According to them, the exploration regulation gives authority to the Minister of Lands, Mines and Energy to issue exploration license and to enter into exploration agreement to explore for minerals in Liberia.
Such exploration license or agreement, they alleged, did not necessarily require the execution of a concession agreement (Mineral Development Agreement) until such time that the ministry is satisfied that it has found commercial quantity of the minerals and wants to explore it for the benefit of the ministry and that of the country.
This, they claimed, shows that there was no motivation for the defendants to commit the crimes for which they have been indicted.
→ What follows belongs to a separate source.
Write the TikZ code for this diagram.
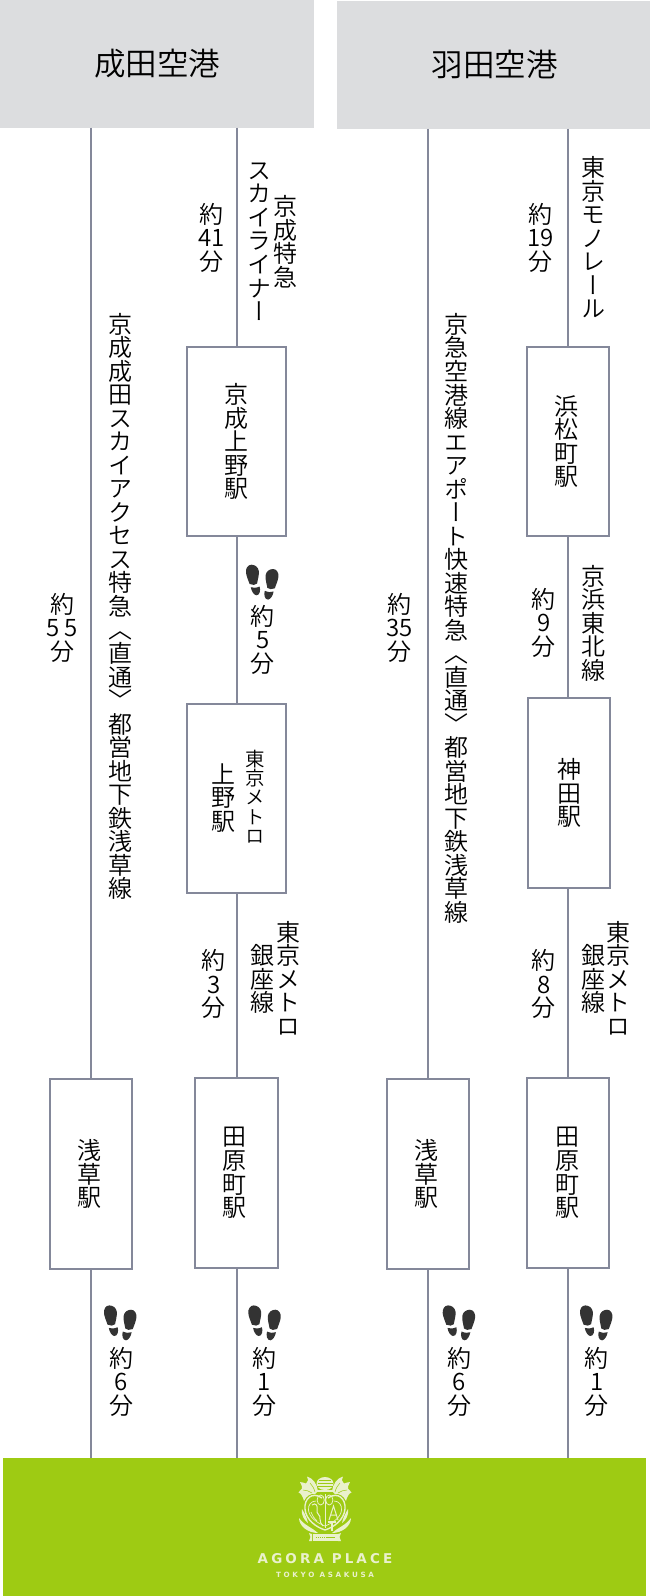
\documentclass[tikz,border=0pt]{standalone}
\usepackage{fontspec}
\setmainfont[RawFeature={+vert}]{Noto Sans CJK JP DemiLight}
\newfontfamily\logofont{DejaVu Sans}
\definecolor{airport}{HTML}{DCDDDF}
\definecolor{railgray}{HTML}{84889A}
\definecolor{hotel}{HTML}{9ECB13}
\definecolor{crest}{HTML}{EAF1CC}
\definecolor{shoe}{HTML}{333333}
\makeatletter
\newcommand{\vtext}[1]{\vbox{\baselineskip=0.98em\lineskiplimit=-100pt\@tfor\vch:=#1\do{\hbox to 1em{\hss\vch\hss}}}}
\makeatother
\tikzset{
	airportbox/.style={fill=airport,inner sep=0pt,font=\fontsize{31.5}{31.5}\selectfont},
	stn/.style={draw=railgray,fill=white,line width=2pt,inner sep=0pt,minimum width=82.5pt,minimum height=189.5pt,font=\fontsize{24}{24}\selectfont},
	stnwide/.style={stn,minimum width=99.5pt},
	rail/.style={draw=railgray,line width=2pt},
	lbl/.style={inner sep=0pt,xshift=0.8pt,font=\fontsize{24}{24}\selectfont},
	lblsmall/.style={inner sep=0pt,xshift=0.8pt,font=\fontsize{19.5}{19.5}\selectfont},
	footprint/.pic={
		\foreach \fx/\fy/\fs in {-0.4/0/1,31.4/4.3/-1}
			\fill[shoe,shift={(\fx,\fy)},xscale=\fs]
				(5,-0.3) .. controls (1.5,-0.3) and (-0.8,3.5) .. (-0.3,7.5) .. controls (0,11) and (2.3,16) .. (3.3,19) .. controls (6,20.5) and (9.5,20) .. (10.8,18.5) .. controls (11.3,15) and (13,10) .. (12.5,6) .. controls (12,2) and (8.5,-0.3) .. (5,-0.3) -- cycle
				(4.5,22.2) .. controls (7,23.2) and (10,23) .. (13.3,21.5) .. controls (14.5,25) and (13.5,30.5) .. (10,30.3) .. controls (7.5,30) and (5,26) .. (4.5,22.2) -- cycle;
	},
	crestmark/.pic={
		\foreach \fs in {1,-1}{
			\begin{scope}[xscale=\fs]
				\fill[crest] (7,-17) .. controls (8,-24) and (12,-30) .. (18,-31.5) .. controls (16.5,-28) and (17,-26) .. (19,-24.5) .. controls (21,-25) and (23,-26) .. (25,-26) .. controls (23.5,-23) and (22.5,-21) .. (23,-19.5) .. controls (24,-18.5) and (25.5,-17) .. (26.5,-15.5) .. controls (24,-15) and (22,-11) .. (21,-7) .. controls (19,-12) and (14,-15) .. (10,-14) -- cycle;
				\draw[hotel,line width=0.5pt] (10,-16) .. controls (11,-20) and (13,-23) .. (15,-25) (13,-15) .. controls (16,-17) and (19,-18) .. (22,-18);
				\draw[crest,line width=1.4pt] (3,-10) .. controls (13,-17) and (21,-9) .. (20,1) .. controls (19,12) and (9,19) .. (0,22);
				\draw[crest,line width=0.7pt] (9,-7) .. controls (14,-7) and (17,-3) .. (16.5,2) .. controls (16,9) and (8,15) .. (0,18);
				\fill[crest] (26,10) .. controls (26,18) and (17,25) .. (7,25) .. controls (12,20) and (20,18) .. (26,10) -- cycle;
				\fill[crest] (23,1) .. controls (24,7) and (21,12) .. (17,15) .. controls (18,10) and (20,6) .. (23,1) -- cycle;
				\draw[crest,line width=0.8pt] (4.3,-8) ellipse (3.6 and 5);
				\fill[crest] (13,26) -- (16,25) -- (14.5,29) -- (16,33) -- (13,33) -- cycle;
			\end{scope}
		}
		\fill[crest] (0,-24.5) ellipse (8.5 and 6.5);
		\fill[crest] (-9,-18.5) rectangle (9,-16);
		\fill[crest] (-12.5,26) rectangle (12.5,33);
		\draw[hotel,line width=1.1pt,dash pattern=on 1.5pt off 0.6pt] (-9.5,29.5) -- (9.5,29.5);
		\draw[hotel,line width=0.3pt] (-6,-28) -- (6,-28) (-7.5,-25) -- (7.5,-25) (-8,-22) -- (8,-22);
		\draw[crest,line width=1pt] (4,12) -- (8.5,-2) -- (13,12) (5.5,7) -- (11.5,7);
		\draw[crest,line width=1.2pt] (3,14) -- (11,14) (7,14) -- (7,23);
		\draw[crest,line width=1pt] (-13,-3) .. controls (-9,-6) and (-7,-2) .. (-8,2) .. controls (-9,6) and (-4,7) .. (-5,11) .. controls (-6,14) and (-3,16) .. (-2,18);
		\draw[crest,line width=0.7pt] (-14,4) .. controls (-12,8) and (-11,11) .. (-8,13);
		\draw[crest,line width=1pt] (0,-14) -- (0,20);
	}
}
\begin{document}
\begin{tikzpicture}[x=1pt,y=-1pt]
	\useasboundingbox (0,0) rectangle (650,1596);
	\node[airportbox,minimum width=314pt,minimum height=127.5pt] at (157,63.75) (narita) {\raisebox{-2pt}{成田空港}};
	\node[airportbox,minimum width=313.4pt,minimum height=127.6pt] at (493.3,64.8) (haneda) {\kern3pt\raisebox{-2pt}{羽田空港}};
	\node[fill=hotel,inner sep=0pt,minimum width=642.7pt,minimum height=137.7pt] at (324.35,1527.15) (hotel) {};

	\node[stnwide] at (236.5,441.6) (keiseiueno) {\vtext{京成上野駅}};
	\node[stnwide] at (236.5,798.6) (ueno) {};
	\node[stn] at (91,1174) (asakusaA) {\vtext{浅草駅}\kern3pt};
	\node[stn] at (236.5,1173) (tawaramachiA) {\vtext{田原町駅}\raisebox{-1.5pt}{\kern3.8pt}};
	\node[stn] at (568,441.6) (hamamatsucho) {\vtext{浜松町駅}\kern3pt};
	\node[stn] at (569,793) (kanda) {\vtext{神田駅}};
	\node[stn] at (428,1174) (asakusaB) {\vtext{浅草駅}\kern3pt};
	\node[stn] at (568,1173) (tawaramachiB) {\vtext{田原町駅}\kern1.5pt};

	\draw[rail] (asakusaA.north |- narita.south) -- (asakusaA.north);
	\draw[rail] (asakusaA.south) -- (asakusaA.south |- hotel.north);
	\draw[rail] (keiseiueno.north |- narita.south) -- (keiseiueno.north);
	\draw[rail] (keiseiueno.south) -- (keiseiueno.south |- ueno.north);
	\draw[rail] (ueno.south) -- (ueno.south |- tawaramachiA.north);
	\draw[rail] (tawaramachiA.south) -- (tawaramachiA.south |- hotel.north);
	\draw[rail] (asakusaB.north |- haneda.south) -- (asakusaB.north);
	\draw[rail] (asakusaB.south) -- (asakusaB.south |- hotel.north);
	\draw[rail] (hamamatsucho.north |- haneda.south) -- (hamamatsucho.north);
	\draw[rail] (hamamatsucho.south) -- (hamamatsucho.south |- kanda.north);
	\draw[rail] (hamamatsucho.south |- kanda.south) -- (tawaramachiB.north);
	\draw[rail] (tawaramachiB.south) -- (tawaramachiB.south |- hotel.north);

	\node[lbl] at (284.8,241.6) (keiseitokkyu) {\vtext{京成特急}};
	\node[lbl] at (259,241.7) (skyliner) {\vtext{スカイライナー}};
	\node[lbl] at (210.6,237.5) (time41) {\vtext{約{41}分}};
	\node[lbl] at (120,606.3) (accessline) {\vtext{京成成田スカイアクセス特急〈直通〉都営地下鉄浅草線}};
	\node[lbl] at (61.4,627.5) (time55) {\vtext{約{5\kern5pt5}分}};
	\node[lbl] at (262,639.8) (time5) {\vtext{約5分}};
	\node[lbl] at (222.6,798) (uenoname) {\vtext{上野駅}};
	\node[lblsmall] at (254,796.8) (uenometro) {\vtext{東京メトロ}};
	\node[lbl] at (213,984.1) (time3) {\vtext{約3分}};
	\node[lbl] at (262,979.3) (ginzaA) {\vtext{銀座線}};
	\node[lbl] at (287.3,978.3) (metroA) {\vtext{東京メトロ}};
	\node[lbl] at (120.3,1381.5) (time6A) {\vtext{約6分}};
	\node[lbl] at (263.4,1381.5) (time1A) {\vtext{約1分}};

	\node[lbl] at (592.9,237.5) (monorail) {\vtext{東京モノレール}};
	\node[lbl] at (539.8,237.5) (time19) {\vtext{約{19}分}};
	\node[lbl] at (455.2,618.3) (airportline) {\vtext{京急空港線エアポート快速特急〈直通〉都営地下鉄浅草線}};
	\node[lbl] at (398.8,627.5) (time35) {\vtext{約{35}分}};
	\node[lbl] at (592.9,623.3) (keihin) {\vtext{京浜東北線}};
	\node[lbl] at (543,622.5) (time9) {\vtext{約9分}};
	\node[lbl] at (543,984.1) (time8) {\vtext{約8分}};
	\node[lbl] at (592.9,979.3) (ginzaB) {\vtext{銀座線}};
	\node[lbl] at (617.3,978.3) (metroB) {\vtext{東京メトロ}};
	\node[lbl] at (458.7,1381.5) (time6B) {\vtext{約6分}};
	\node[lbl] at (596,1381.5) (time1B) {\vtext{約1分}};

	\pic at (246.7,565) {footprint};
	\pic at (104.7,1305.7) {footprint};
	\pic at (249,1305.7) {footprint};
	\pic at (443.4,1305.7) {footprint};
	\pic at (580.7,1305.7) {footprint};

	\pic at (325,1508) {crestmark};
	\node[inner sep=0pt,text=crest,font=\logofont\bfseries\fontsize{13.5}{13.5}\selectfont\addfontfeatures{LetterSpace=23}] at (325,1559) (agora) {AGORA PLACE};
	\node[inner sep=0pt,text=crest,font=\logofont\bfseries\fontsize{7.2}{7.2}\selectfont\addfontfeatures{LetterSpace=37}] at (325,1575.3) (asakusa) {TOKYO ASAKUSA};
\end{tikzpicture}
\end{document}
“Section 75 of the 2010 Revised and Amended PPCC Act, which the indictment alleges that we wanted included into that law, was already included and so there was absolutely no basis for that allegation. The Minister of Lands, Mines and Energy has the authority to issue exploration license for non-bidding areas and it was already covered by the Exploration Regulation,” they argued, adding, “All that the 2010 Restated and Amended PPCC Act did was to make the minister’s authority a matter of law, so as to be able to justify the overriding of the 2005 Act.”
More than that, Section 75 of the 2010 Restated and Amended PPCC Act can only be implemented in conjunction with Sections 82 and 95 of that law, they said.
They further explained that the two sections clearly reveal that the grant of an exploration license or exploration agreement for a non-bidding area to a person is not done exclusively by the minister, but that the Inter Ministerial Concession Commission (IMCC) plays a very significant role in that process.
The IMCC, they explained “provides a check and balance role to ensure transparency, and impartiality also laid a premise of “First-Come-First Served Principle,” which is a fundamental basis for exercising the authority of Section 75.
“That is, the first person who applies for an exploration license or exploration agreement for a non-bidding area shall be given the first opportunity for exercise of Section 75’s authority,” Sherman’s lawyers clarified.
Under a parity of reasoning, they argued whether “it can be arguably submitted that bribery was committed to get Section 75 inserted into the 2010 Restated and Amended PPCC Act, when Sections 82 and 95 of that same law removes all description from the minister to provide check and balance authority to the IMCC, while still the ‘First-Come-First-Serve Principle’ is applicable.”
They continued, “Also the fact is, insofar as the Wolozigi Mountain was concerned, before Sable Mining presented an expression of interest, the other companies, Capital Mining and China Henan International Corporation Group had submitted their expressions of interest.
“And by the time of the enactment of the 2010 Restated and Amended PPC Act in September 2010, there were twelve expressions of interest for the same Wolozigi Mountain.
“It is impossible that the defendants would pay and receive bribe to give the force of law to what was already in existence in the form of regulation in August 2010, and for which a form of regulation agreement existed back in March 2010,” they said.
They argued further that “This simply means that there was no law that the defendants wanted to change for which bribes in excess of US$900,000 was given by Sable Mining.”
More than that, they argued, “even the government has stated in reaction of the Global Witness Report that the Wologizi Mountain was never out for tender and that no one ever spoke of tendering the mountain.
“And for the uncertainty and lack of particularity and specificity in the indictment we plead for it to be dismissed,” they suggested.
Prosecutors are yet to respond to Sherman’s request to dismiss his indictment.